The obvious caveat is that New Orleans can slide into cliché if you stay only in the most polished tourist areas. But if you look beyond the broadest hits, the city rewards curiosity. It is best approached as a place of neighbourhoods, not just a single famous quarter. Go for flavour, yes, but also for atmosphere. Few places feed both at once so effectively.
How to choose the right food city for your kind of trip
The best destination depends on what you mean by a food holiday. If you want structure, classes, tastings and a clear regional identity, Bologna or Oaxaca are excellent choices. If your ideal trip is built around spontaneous meals and late-night wandering, Bangkok and Osaka make more sense.
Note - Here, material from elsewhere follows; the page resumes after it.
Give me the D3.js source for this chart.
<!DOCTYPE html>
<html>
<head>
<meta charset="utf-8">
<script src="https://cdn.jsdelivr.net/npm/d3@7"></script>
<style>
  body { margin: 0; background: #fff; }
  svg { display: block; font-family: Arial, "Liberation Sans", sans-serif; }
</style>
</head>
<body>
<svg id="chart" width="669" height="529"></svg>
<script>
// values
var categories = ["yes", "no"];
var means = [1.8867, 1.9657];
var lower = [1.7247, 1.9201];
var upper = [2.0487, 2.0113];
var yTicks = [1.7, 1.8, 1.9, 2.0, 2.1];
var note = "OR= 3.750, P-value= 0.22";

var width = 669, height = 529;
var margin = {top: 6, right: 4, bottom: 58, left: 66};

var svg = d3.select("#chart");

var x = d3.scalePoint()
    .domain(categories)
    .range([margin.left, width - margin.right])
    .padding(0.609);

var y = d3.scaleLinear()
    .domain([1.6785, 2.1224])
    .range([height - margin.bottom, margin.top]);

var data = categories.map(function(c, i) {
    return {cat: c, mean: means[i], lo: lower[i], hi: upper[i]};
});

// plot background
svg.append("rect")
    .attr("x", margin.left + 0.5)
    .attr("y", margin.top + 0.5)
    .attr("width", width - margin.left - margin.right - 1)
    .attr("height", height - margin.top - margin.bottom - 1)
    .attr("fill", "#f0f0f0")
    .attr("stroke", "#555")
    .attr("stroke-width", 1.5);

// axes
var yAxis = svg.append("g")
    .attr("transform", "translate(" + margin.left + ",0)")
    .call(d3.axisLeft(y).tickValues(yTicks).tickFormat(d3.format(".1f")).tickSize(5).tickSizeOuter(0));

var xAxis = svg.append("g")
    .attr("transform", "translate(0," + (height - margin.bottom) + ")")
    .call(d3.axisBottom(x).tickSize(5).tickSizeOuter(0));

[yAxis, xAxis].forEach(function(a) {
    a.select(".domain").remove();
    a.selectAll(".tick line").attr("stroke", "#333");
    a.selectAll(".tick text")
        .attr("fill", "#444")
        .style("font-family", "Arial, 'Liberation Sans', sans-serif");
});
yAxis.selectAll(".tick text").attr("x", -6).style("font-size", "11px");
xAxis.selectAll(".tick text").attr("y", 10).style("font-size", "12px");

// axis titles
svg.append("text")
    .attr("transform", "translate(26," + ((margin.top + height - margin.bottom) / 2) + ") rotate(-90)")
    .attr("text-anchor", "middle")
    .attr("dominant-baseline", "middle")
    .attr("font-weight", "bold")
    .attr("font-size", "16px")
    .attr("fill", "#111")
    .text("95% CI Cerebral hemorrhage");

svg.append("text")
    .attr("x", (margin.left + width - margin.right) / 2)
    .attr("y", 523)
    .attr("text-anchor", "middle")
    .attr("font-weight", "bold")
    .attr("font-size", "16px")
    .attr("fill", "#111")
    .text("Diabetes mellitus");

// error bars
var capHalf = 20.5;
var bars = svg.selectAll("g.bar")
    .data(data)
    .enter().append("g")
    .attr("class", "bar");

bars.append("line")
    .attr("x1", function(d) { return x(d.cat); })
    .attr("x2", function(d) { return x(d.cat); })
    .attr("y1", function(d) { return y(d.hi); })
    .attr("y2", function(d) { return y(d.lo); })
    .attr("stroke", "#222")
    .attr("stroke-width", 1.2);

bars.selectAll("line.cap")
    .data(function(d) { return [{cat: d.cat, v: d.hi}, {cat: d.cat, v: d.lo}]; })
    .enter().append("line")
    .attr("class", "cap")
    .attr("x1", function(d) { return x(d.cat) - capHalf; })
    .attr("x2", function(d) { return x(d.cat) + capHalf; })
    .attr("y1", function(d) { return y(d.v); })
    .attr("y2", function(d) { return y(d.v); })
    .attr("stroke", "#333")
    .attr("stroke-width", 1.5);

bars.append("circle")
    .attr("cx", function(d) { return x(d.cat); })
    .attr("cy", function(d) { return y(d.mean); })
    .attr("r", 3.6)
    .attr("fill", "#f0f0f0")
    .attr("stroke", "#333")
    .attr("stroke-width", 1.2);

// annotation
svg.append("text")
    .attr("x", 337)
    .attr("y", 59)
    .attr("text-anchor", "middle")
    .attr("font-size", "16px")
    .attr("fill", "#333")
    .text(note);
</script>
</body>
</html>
Budget matters too. San Sebastián and Lima can become expensive if you aim for the most talked-about tables, while Penang and Istanbul often offer more flexibility. Pace matters as well. Some cities reward planning, others reward drift. Trying to force one style onto the other usually leads to either overbooking or missed opportunities.
It is also worth deciding whether you want one great food city or a wider food region. Bologna is brilliant partly because Emilia-Romagna expands the experience beyond the city itself. Lyon can lead naturally into wine country. A shorter break may suit an urban base, but a longer holiday often benefits from a destination where markets, farms and smaller towns are part of the story.
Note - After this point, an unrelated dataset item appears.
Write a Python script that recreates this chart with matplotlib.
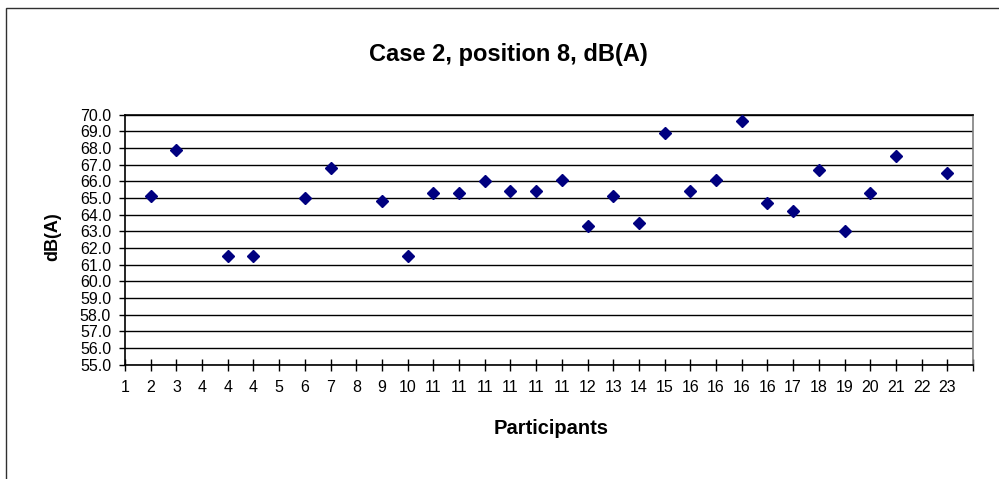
import numpy as np
import matplotlib
matplotlib.use("Agg")
import matplotlib.pyplot as plt
from matplotlib.patches import Rectangle

# category labels along the x axis (participants, some repeated)
participants = ["1", "2", "3", "4", "4", "4", "5", "6", "7", "8", "9", "10",
                "11", "11", "11", "11", "11", "11", "12", "13", "14", "15",
                "16", "16", "16", "16", "17", "18", "19", "20", "21", "22", "23"]

# measured level per category (None = no measurement)
db_values = [None, 65.1, 67.9, None, 61.5, 61.5, None, 65.0, 66.8, None, 64.8, 61.5,
             65.3, 65.3, 66.0, 65.4, 65.4, 66.1, 63.3, 65.1, 63.5, 68.9,
             65.4, 66.1, 69.6, 64.7, 64.2, 66.7, 63.0, 65.3, 67.5, None, 66.5]

y_ticks = np.arange(55.0, 70.01, 1.0)

plt.rcParams['font.family'] = ['Liberation Sans', 'DejaVu Sans']

fig = plt.figure(figsize=(9.99, 4.79), dpi=100)
ax = fig.add_axes([125 / 999, 1 - 364.5 / 479, (973 - 125) / 999, (364.5 - 114.7) / 479])

# chart area border (runs off the bottom/right of the picture)
fig.patches.append(Rectangle((6 / 999, -0.05), 1.2, 1 - 8 / 479 + 0.05,
                             transform=fig.transFigure, fill=False,
                             edgecolor='#303030', linewidth=1.0))

xs = [i for i, v in enumerate(db_values) if v is not None]
ys = [v for v in db_values if v is not None]
ax.plot(xs, ys, linestyle='none', marker='D', markersize=6.3,
        color='#000080', markeredgecolor='#000080', zorder=3)

ax.set_xlim(0, len(participants))
ax.set_ylim(55, 70)
ax.set_xticks(range(len(participants) + 1))
ax.set_xticklabels(participants + [""], fontsize=11.5)
ax.set_yticks(y_ticks)
ax.set_yticklabels([f"{t:.1f}" for t in y_ticks], fontsize=11.5)

ax.yaxis.grid(True, color='black', linewidth=1.0)
ax.set_axisbelow(True)
ax.tick_params(axis='x', direction='inout', length=8, width=1, pad=7)
ax.tick_params(axis='y', direction='out', length=4, width=1, pad=6)

for side in ['left', 'bottom', 'top']:
    ax.spines[side].set_color('black')
    ax.spines[side].set_linewidth(1.2)
ax.spines['right'].set_color('#808080')
ax.spines['right'].set_linewidth(1.2)

fig.text(551 / 999, 1 - 428 / 479, 'Participants', fontsize=14.5,
         fontweight='bold', ha='center', va='center')
fig.text(53 / 999, 1 - 237 / 479, 'dB(A)', fontsize=13, fontweight='bold',
         rotation=90, ha='center', va='center')
fig.text(508 / 999, 1 - 54 / 479, 'Case 2, position 8, dB(A)', fontsize=17,
         fontweight='bold', ha='center', va='center')

fig.savefig('out.png', dpi=100)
Why food-first travel tends to stay with you
Food-focused trips have a habit of lingering in memory because they engage more than sight alone. You remember the room, certainly, but you also remember the smell of stock drifting out of a doorway, the noise of a lunch counter, the exact sharpness of a local cheese or the way a waiter explained a dish with just enough pride.
That is perhaps why these journeys feel so personal. They are not just about eating well. They are about finding places that express themselves clearly through what they serve, and joining that conversation for a little while. If you are planning your next escape, start with appetite. It is often the quickest route to somewhere with real character.